Most Anglophone Caribbean nations have dialect continua, with an English Creole at one end and some variety of Standard English at the other. I find Jamaica’s continuum particularly fascinating for the ways in which “Jamaican English” (i.e. Standard English as spoken in Jamaica) dissociates itself from the nation’s creole. One of the most noticeable examples of this is the Jamaican “rounded schwa.”*
Jamaican Creole largely lacks the schwa, that little “throwaway” vowel in words like “comma,” “afraid” or (in non-rhotic accents) “father.” Instead, Creole speakers often use the same vowel as “trap,” so that “bother” is bada and “better” is beta.
By contrast, many “Jamaican English” speakers go in the other direction and use rounded vowels in schwa positions that we wouldn’t normally associate with roundedness. So for instance, in A Handbook of Varieties of English, Hubert Devonish and Otelemate G. Harry mention ‘comma’ being pronounced kɔmo (“commaw”).
One can hear plenty examples of this in the inauguration speech of Jamaican prime minister Portia Simpson-Miller earlier this year. For instance, around the 19-second mark Simpson-Mill pronounces “former prime minister” so the last word sounds to many Americans like “ministaw:”
I would say that Miller’s “rounded schwa” is actually a set of different allophones, not just o, but also phones like ʊ, ɵ, and ɔ (I’d need a few more listens to confirm). It would be very interesting to chart the course of this unusual variant: is it due to dissociation alone? Or is there some other reason it entered Jamaican English?
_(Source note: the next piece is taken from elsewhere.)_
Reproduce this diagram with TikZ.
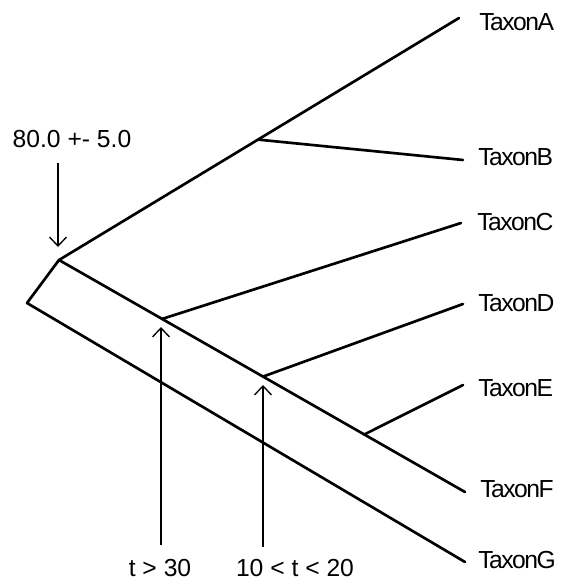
\documentclass[tikz,border=0pt]{standalone}
\usepackage{fontspec}
\setmainfont{Liberation Sans}
\newfontfamily\tightsans[LetterSpace=-6]{Liberation Sans}
\usetikzlibrary{arrows.meta,calc}
\begin{document}
\begin{tikzpicture}[x=0.75pt,y=-0.75pt,
  branch/.style={line width=2pt,line cap=round,line join=round},
  pointer/.style={line width=1pt,-{Straight Barb[length=6.75pt,width=12.75pt,line width=1pt]}},
  taxon/.style={anchor=west,inner sep=0pt,font=\tightsans\fontsize{18.5}{21}\selectfont},
  note/.style={inner sep=0pt,font=\fontsize{18.5}{21}\selectfont}]
\useasboundingbox (0,0) rectangle (561,585);
% internal nodes and leaves
\coordinate (root) at (27,303);
\coordinate (n1) at (59,260);
\coordinate (la) at (459,18);
\coordinate (lf) at (465,492);
\coordinate (lg) at (465,562);
\coordinate (nb) at ($(n1)!0.4975!(la)$);
\coordinate (nc) at ($(n1)!0.254!(lf)$);
\coordinate (nd) at ($(n1)!0.5025!(lf)$);
\coordinate (ne) at ($(n1)!0.752!(lf)$);
\coordinate (lb) at (463,160);
\coordinate (lc) at (461,223);
\coordinate (ld) at (463,304);
\coordinate (le) at (463,385);
% branches
\draw[branch] (lg) -- (root) -- (n1) -- (la);
\draw[branch] (n1) -- (lf);
\draw[branch] (nb) -- (lb);
\draw[branch] (nc) -- (lc);
\draw[branch] (nd) -- (ld);
\draw[branch] (ne) -- (le);
% leaf labels
\node[taxon] (ta) at (479,22) {TaxonA};
\node[taxon] (tb) at (478,157) {TaxonB};
\node[taxon] (tc) at (477,222) {TaxonC};
\node[taxon] (td) at (478,303) {TaxonD};
\node[taxon] (te) at (478,388) {TaxonE};
\node[taxon] (tf) at (480,489) {TaxonF};
\node[taxon] (tg) at (478,560) {TaxonG};
% age annotations
\node[note] (age) at (72,139) {80.0 +- 5.0};
\coordinate (agetop) at (58,163);
\coordinate (agetip) at (58,247);
\draw[pointer] (agetop) -- (agetip);
\node[note] (lc30) at (160,568) {t > 30};
\coordinate (c30bot) at (161,545);
\coordinate (c30tip) at (161,327);
\draw[pointer] (c30bot) -- (c30tip);
\node[note] (lc1020) at (295,568) {10 < t < 20};
\coordinate (c1020bot) at (263,547);
\coordinate (c1020tip) at (263,385);
\draw[pointer] (c1020bot) -- (c1020tip);
\end{tikzpicture}
\end{document}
*I’m not expecting any awards for “best new sociophonetics term” here. Schwa has two definitions, in a way: there’s schwa the IPA symbol/phone (ə), which refers to a mid-central vowel of indeterminate roundedness. Then there is schwa the concept, which basically refers to a class of reduced/unstressed vowels. When I’m talking about “rounded schwa” here, I’m building upon the latter definition.